### SHORT TASK
Give only the number of lines where "image" occurs.

### INFORMATION PROVIDED
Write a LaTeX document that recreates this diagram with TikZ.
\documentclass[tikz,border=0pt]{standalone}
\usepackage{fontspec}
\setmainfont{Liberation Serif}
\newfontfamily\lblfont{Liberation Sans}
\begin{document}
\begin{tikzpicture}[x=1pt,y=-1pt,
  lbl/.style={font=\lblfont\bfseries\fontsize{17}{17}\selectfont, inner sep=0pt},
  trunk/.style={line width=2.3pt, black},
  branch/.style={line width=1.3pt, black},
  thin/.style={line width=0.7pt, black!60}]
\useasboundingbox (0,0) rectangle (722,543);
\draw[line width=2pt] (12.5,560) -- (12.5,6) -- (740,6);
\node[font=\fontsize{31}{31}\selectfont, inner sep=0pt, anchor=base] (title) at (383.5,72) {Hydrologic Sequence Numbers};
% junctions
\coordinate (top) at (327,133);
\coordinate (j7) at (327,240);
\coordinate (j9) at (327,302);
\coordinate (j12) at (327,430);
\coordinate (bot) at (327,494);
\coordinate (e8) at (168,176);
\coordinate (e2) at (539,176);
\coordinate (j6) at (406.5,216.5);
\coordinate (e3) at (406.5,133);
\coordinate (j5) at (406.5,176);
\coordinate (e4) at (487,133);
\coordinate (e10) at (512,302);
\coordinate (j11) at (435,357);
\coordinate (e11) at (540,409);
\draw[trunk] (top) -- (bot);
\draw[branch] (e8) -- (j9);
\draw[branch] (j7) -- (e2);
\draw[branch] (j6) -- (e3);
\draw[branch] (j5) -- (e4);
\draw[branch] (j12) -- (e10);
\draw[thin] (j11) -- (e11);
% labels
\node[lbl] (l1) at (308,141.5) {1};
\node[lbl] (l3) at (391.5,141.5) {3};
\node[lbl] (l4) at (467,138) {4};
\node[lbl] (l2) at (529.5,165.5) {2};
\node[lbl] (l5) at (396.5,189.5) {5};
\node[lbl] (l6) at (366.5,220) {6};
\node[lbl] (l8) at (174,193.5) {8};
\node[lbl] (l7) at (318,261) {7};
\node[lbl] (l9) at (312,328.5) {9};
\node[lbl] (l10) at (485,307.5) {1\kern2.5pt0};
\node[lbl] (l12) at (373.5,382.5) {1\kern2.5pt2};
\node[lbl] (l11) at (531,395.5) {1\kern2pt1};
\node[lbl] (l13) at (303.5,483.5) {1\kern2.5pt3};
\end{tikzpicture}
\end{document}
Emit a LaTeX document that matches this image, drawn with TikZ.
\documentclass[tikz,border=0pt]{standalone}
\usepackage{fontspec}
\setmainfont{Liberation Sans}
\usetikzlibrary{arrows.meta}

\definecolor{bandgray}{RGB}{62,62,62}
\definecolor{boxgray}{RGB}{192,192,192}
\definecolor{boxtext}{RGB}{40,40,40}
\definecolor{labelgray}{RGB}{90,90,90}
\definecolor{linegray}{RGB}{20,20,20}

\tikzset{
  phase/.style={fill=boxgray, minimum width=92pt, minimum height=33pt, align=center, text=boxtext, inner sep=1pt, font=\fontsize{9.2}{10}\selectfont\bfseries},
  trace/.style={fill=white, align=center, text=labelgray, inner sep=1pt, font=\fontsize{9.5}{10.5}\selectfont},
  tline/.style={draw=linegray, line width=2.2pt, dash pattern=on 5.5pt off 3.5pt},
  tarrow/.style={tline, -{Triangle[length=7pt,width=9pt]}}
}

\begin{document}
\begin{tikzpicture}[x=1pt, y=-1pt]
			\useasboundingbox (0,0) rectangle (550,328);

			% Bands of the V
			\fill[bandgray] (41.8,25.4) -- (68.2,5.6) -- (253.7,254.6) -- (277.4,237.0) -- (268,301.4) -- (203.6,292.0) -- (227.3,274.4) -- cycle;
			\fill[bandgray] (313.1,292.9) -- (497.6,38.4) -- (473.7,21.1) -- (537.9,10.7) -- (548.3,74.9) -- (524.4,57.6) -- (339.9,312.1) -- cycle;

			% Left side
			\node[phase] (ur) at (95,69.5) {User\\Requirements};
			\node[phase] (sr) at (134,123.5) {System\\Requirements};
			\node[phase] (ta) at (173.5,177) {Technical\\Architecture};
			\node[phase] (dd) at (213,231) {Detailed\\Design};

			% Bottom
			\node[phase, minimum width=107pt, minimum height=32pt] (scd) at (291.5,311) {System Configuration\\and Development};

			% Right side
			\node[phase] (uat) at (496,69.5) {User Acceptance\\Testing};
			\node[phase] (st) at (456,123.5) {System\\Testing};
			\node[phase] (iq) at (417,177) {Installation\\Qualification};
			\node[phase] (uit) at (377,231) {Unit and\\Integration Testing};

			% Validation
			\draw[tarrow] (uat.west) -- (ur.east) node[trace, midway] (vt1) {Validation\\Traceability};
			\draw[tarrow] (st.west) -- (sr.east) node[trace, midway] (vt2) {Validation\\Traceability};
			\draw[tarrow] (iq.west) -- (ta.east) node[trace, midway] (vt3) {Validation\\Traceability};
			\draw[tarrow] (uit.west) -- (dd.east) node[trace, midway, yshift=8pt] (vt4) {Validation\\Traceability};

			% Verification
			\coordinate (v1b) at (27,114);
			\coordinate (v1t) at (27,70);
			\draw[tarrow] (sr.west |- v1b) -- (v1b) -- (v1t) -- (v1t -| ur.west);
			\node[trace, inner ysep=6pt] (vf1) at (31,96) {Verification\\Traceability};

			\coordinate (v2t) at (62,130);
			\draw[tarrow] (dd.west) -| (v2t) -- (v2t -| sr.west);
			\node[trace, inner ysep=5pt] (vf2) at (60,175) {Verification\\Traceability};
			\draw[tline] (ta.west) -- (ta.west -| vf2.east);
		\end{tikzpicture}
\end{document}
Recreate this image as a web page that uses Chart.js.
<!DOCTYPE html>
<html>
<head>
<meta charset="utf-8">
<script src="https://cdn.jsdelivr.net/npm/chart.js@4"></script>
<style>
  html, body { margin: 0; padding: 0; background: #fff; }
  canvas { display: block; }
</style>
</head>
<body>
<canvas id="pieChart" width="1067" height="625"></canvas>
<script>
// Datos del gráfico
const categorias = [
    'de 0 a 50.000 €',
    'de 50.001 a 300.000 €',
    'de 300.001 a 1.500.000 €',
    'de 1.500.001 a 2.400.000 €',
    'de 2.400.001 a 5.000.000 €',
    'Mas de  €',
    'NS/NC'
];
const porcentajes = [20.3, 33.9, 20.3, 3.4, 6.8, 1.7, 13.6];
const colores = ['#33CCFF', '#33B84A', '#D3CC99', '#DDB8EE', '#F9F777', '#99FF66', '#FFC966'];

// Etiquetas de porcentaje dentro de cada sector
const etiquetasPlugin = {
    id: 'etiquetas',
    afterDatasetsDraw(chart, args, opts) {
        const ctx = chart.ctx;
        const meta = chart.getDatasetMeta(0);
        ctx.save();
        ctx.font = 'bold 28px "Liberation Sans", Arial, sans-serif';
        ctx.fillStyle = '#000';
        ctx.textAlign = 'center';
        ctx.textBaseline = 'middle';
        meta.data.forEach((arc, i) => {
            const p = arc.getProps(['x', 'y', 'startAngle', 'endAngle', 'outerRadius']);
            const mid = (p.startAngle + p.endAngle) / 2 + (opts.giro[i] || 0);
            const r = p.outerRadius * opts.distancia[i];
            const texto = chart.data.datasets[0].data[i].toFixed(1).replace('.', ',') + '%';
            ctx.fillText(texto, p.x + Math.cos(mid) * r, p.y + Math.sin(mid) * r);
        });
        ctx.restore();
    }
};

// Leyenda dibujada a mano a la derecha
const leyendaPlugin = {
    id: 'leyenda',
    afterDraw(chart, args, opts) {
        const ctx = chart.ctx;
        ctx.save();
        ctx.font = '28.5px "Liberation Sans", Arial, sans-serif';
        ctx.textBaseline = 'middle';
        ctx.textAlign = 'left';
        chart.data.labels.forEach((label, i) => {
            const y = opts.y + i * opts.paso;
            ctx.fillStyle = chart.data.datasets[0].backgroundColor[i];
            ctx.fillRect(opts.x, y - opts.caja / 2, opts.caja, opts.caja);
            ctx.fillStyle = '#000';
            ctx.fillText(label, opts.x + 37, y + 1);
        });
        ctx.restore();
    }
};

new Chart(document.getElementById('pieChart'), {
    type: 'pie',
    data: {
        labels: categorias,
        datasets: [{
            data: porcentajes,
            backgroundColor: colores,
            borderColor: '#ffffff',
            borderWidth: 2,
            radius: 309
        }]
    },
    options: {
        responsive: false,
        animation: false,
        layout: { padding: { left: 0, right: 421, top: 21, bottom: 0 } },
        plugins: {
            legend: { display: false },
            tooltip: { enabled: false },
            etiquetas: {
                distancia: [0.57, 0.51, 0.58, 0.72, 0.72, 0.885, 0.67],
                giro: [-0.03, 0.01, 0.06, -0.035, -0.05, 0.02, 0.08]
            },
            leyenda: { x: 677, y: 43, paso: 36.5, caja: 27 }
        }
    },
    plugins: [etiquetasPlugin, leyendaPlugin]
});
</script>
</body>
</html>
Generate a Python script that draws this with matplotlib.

### CORRECT RESULT
2